Robbie’s fastidiously calculated material requirements meant the entire build produced just two small skips of construction waste. He selected robust materials to withstand Mansfield’s extreme elements, and sized room heights and widths, door and window openings, and even kitchen cabinetry to minimise or eliminate offcuts of steel, brick and ply. “I hate the waste that comes from not doing things well the first time,” he says.
PASSIVHAUS—Melbourne Design Studio’s Hutt 01 Passivhaus
Hutt 01 Passivhaus in Coburg transforms a tricky block beside a train line into a four-bedroom family home owner-built by Melbourne Design Studio architects Felicity and Marc Bernstein. It’s defined by ingenious, loving attention to detail at every turn.
The double-storey home is all-electric and is a certified Passivhaus. It features high levels of continuous insulation, an airtight structure, quality windows and thermal bridging and a heat recovery ventilation system creating a constant supply of fresh, filtered air which Marc describes as “the lungs and brains of the house.” The latter draws in fresh air from outside, expels stales air from inside, and heats and cools the home using the energy created when they cross paths.
The house uses low-carbon concrete that delivers thermal mass at 70 per cent cement replacement. Timber-framed, triple-glazed windows and doors slide into triple-layered, airtight, floor-to-ceiling seals. The result is almost no heat loss or gain from outside and not a peep from passing trains.
With a quick flick of a door handle, doors convert to hopper windows, from which warm air inside can be flushed outside naturally. Marc says that in their first winter there the family never switched on a heater.
Floors, walls and stairs are made from strong, sustainable cross-laminated timber (CLT). This structural core of CLT forms part of a layered approach to insulation that includes building paper to prevent air infiltration, a layer of wood pulp, more building paper, timber battens and the home’s metal façade.

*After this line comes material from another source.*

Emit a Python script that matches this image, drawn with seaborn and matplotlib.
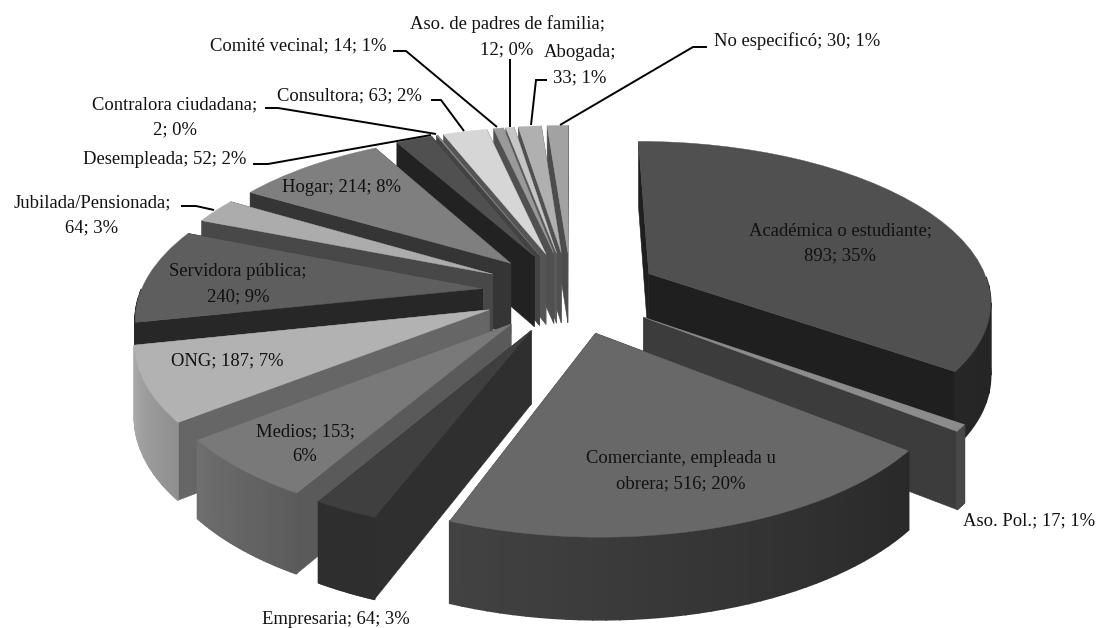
import numpy as np
import matplotlib
matplotlib.use("Agg")
import matplotlib.pyplot as plt
import seaborn as sns
from matplotlib.colors import to_rgb
from matplotlib.path import Path
from matplotlib.transforms import Transform

sns.set_theme(style="white")
plt.rcParams['font.family'] = ['Liberation Serif', 'DejaVu Serif']

categories = ["Académica o estudiante", "Aso. Pol.", "Comerciante, empleada u obrera", "Empresaria",
              "Medios", "ONG", "Servidora pública", "Jubilada/Pensionada", "Hogar", "Desempleada",
              "Contralora ciudadana", "Consultora", "Comité vecinal", "Aso. de padres de familia",
              "Abogada", "No especificó"]
values = [893, 17, 516, 64, 153, 187, 240, 64, 214, 52, 2, 63, 14, 12, 33, 30]
percents = [35, 1, 20, 3, 6, 7, 9, 3, 8, 2, 0, 2, 1, 0, 1, 1]
top_colors = ["#505050", "#8c8c8c", "#686868", "#3f3f3f", "#797979", "#b2b2b2", "#5e5e5e", "#acacac",
              "#7f7f7f", "#505050", "#8a8a8a", "#d6d6d6", "#9a9a9a", "#c6c6c6", "#b0b0b0", "#a2a2a2"]
wall_colors = ["#1f1f1f", "#3c3c3c", "#2c2c2c", "#2f2f2f", "#5a5a5a", "#666666", "#272727", "#484848",
               "#353535", "#222222", "#444444", "#555555", "#505050", "#5a5a5a", "#505050", "#4c4c4c"]
rim_start = ["#1e1e1e", "#474747", "#292929", "#2e2e2e", "#5c5c5c", "#8f8f8f", "#272727", "#484848",
             "#353535", "#222222", "#444444", "#555555", "#505050", "#5a5a5a", "#505050", "#4c4c4c"]
rim_end = ["#262626", "#474747", "#424242", "#2e2e2e", "#6e6e6e", "#aaaaaa", "#272727", "#484848",
           "#353535", "#222222", "#444444", "#555555", "#505050", "#5a5a5a", "#505050", "#4c4c4c"]

label_pos = [(840, 243), (1029, 521), (681, 471), (336, 619), (305, 444), (227, 361), (238, 284), (92, 215),
             (342, 188), (165, 160), (175, 117), (349, 96), (298, 46), (507, 37), (580, 65), (797, 41)]
label_lines = [["Académica o estudiante;", "893; 35%"], ["Aso. Pol.; 17; 1%"],
               ["Comerciante, empleada u", "obrera; 516; 20%"], ["Empresaria; 64; 3%"],
               ["Medios; 153;", "6%"], ["ONG; 187; 7%"], ["Servidora pública;", "240; 9%"],
               ["Jubilada/Pensionada;", "64; 3%"], ["Hogar; 214; 8%"], ["Desempleada; 52; 2%"],
               ["Contralora ciudadana;", "2; 0%"], ["Consultora; 63; 2%"], ["Comité vecinal; 14; 1%"],
               ["Aso. de padres de familia;", "12; 0%"], ["Abogada;", "33; 1%"], ["No especificó; 30; 1%"]]
leaders = [[(253, 164), (268, 164), (431, 135)], [(265, 108), (278, 108), (436, 134)],
           [(431, 100), (441, 100), (464, 131)], [(393, 51), (406, 51), (497, 127)],
           [(510, 59), (510, 127)], [(547, 80), (536, 80), (531, 125)],
           [(707, 47), (693, 47), (560, 125)], [(181, 206), (196, 206), (214, 210)]]

CX, CY, SX, SY, K = 571.0, 292.0, 342.0, 158.0, 0.155
EXPLODE, DEPTH = 0.26, 72.0
LINE_PITCH = 25


def project(xy, d):
    xy = np.asarray(xy, float)
    s = 1.0 / (1.0 + K * xy[:, 1])
    return np.column_stack([CX + SX * xy[:, 0] * s, CY - SY * xy[:, 1] * s + d * s ** 0.64])


class Persp(Transform):
    input_dims = output_dims = 2
    is_separable = False
    has_inverse = False

    def transform_non_affine(self, xy):
        return project(xy, 0.0)

    def transform_path_non_affine(self, path):
        return Path(project(path.vertices, 0.0), path.codes)


fig = plt.figure(figsize=(10.99, 6.28), dpi=100, facecolor="white")
ax = fig.add_axes([0, 0, 1, 1])

n = len(values)
frac = np.cumsum([0] + values) / sum(values)
mids = (frac[:-1] + frac[1:]) / 2 * 2 * np.pi
rank = np.argsort(np.argsort(-np.cos(mids)))

tops, _ = ax.pie(values, explode=[EXPLODE] * n, colors=sns.color_palette(top_colors), startangle=90,
                 counterclock=False, labeldistance=None, radius=1)
tr = Persp() + ax.transData

for i, w in enumerate(tops):
    base = 10 + rank[i] * 1000
    w.set_transform(tr)
    w.set_edgecolor(top_colors[i])
    w.set_linewidth(0.3)
    w.set_clip_on(False)
    w.set_zorder(base + 900)
    cx0, cy0 = w.center
    for theta in (w.theta1, w.theta2):
        a = np.radians(theta)
        pts = np.array([[cx0, cy0], [cx0 + np.cos(a), cy0 + np.sin(a)]])
        poly = np.vstack([project(pts, 0), project(pts, DEPTH)[::-1]])
        ax.fill(poly[:, 0], poly[:, 1], color=wall_colors[i], lw=0.4, zorder=base + 100, clip_on=False)
    ts = np.linspace(w.theta2, w.theta1, 41)
    c0, c1 = np.array(to_rgb(rim_start[i])), np.array(to_rgb(rim_end[i]))
    for k in range(40):
        arc = np.radians(np.linspace(ts[k], ts[k + 1], 4))
        if np.sin(arc.mean()) > 0.0:
            continue
        pts = np.column_stack([cx0 + np.cos(arc), cy0 + np.sin(arc)])
        poly = np.vstack([project(pts, 0), project(pts, DEPTH)[::-1]])
        col = c0 * (1 - k / 39) + c1 * (k / 39)
        ax.fill(poly[:, 0], poly[:, 1], color=col, lw=1.2, zorder=base + 500 + k, clip_on=False)

ax.set_aspect("auto")
ax.set_xlim(0, 1099)
ax.set_ylim(628, 0)
ax.axis("off")

for line in leaders:
    xs, ys = zip(*line)
    ax.plot(xs, ys, color="black", lw=1.4, zorder=50000, solid_capstyle="butt", solid_joinstyle="miter")

for lines, (x, y) in zip(label_lines, label_pos):
    y0 = y - LINE_PITCH * (len(lines) - 1) / 2
    for m, txt in enumerate(lines):
        ax.text(x, y0 + m * LINE_PITCH, txt, ha="center", va="center", fontsize=13.4, color="#111111",
                zorder=60000)

fig.savefig("out.png", dpi=100, facecolor="white")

No wonder this place seals tight as a drum.
With an internal footprint of just 78 square metres, this clever home may have felt cramped were it not for the generous volumes, abundant light and biophilic natural timbers and lush plants. Suspended nets provide unexpected pockets to play, rest, read and linger.
At the rear, the house opens to a gorgeous, expressive garden. It’s a naturalistic design with a large fishpond and a small, round timber deck suspended over part of it. There’s lovely indigenous planting and an aquaponics system that pumps through a vertical edible garden, providing nutrients for food and fish alike. The entire space is enclosed in brickwork inlaid with a stained glass window designed by Felicity and Marc’s daughter. Tucked away down a typical bluestone lane, this atypical beauty delights from head to toe.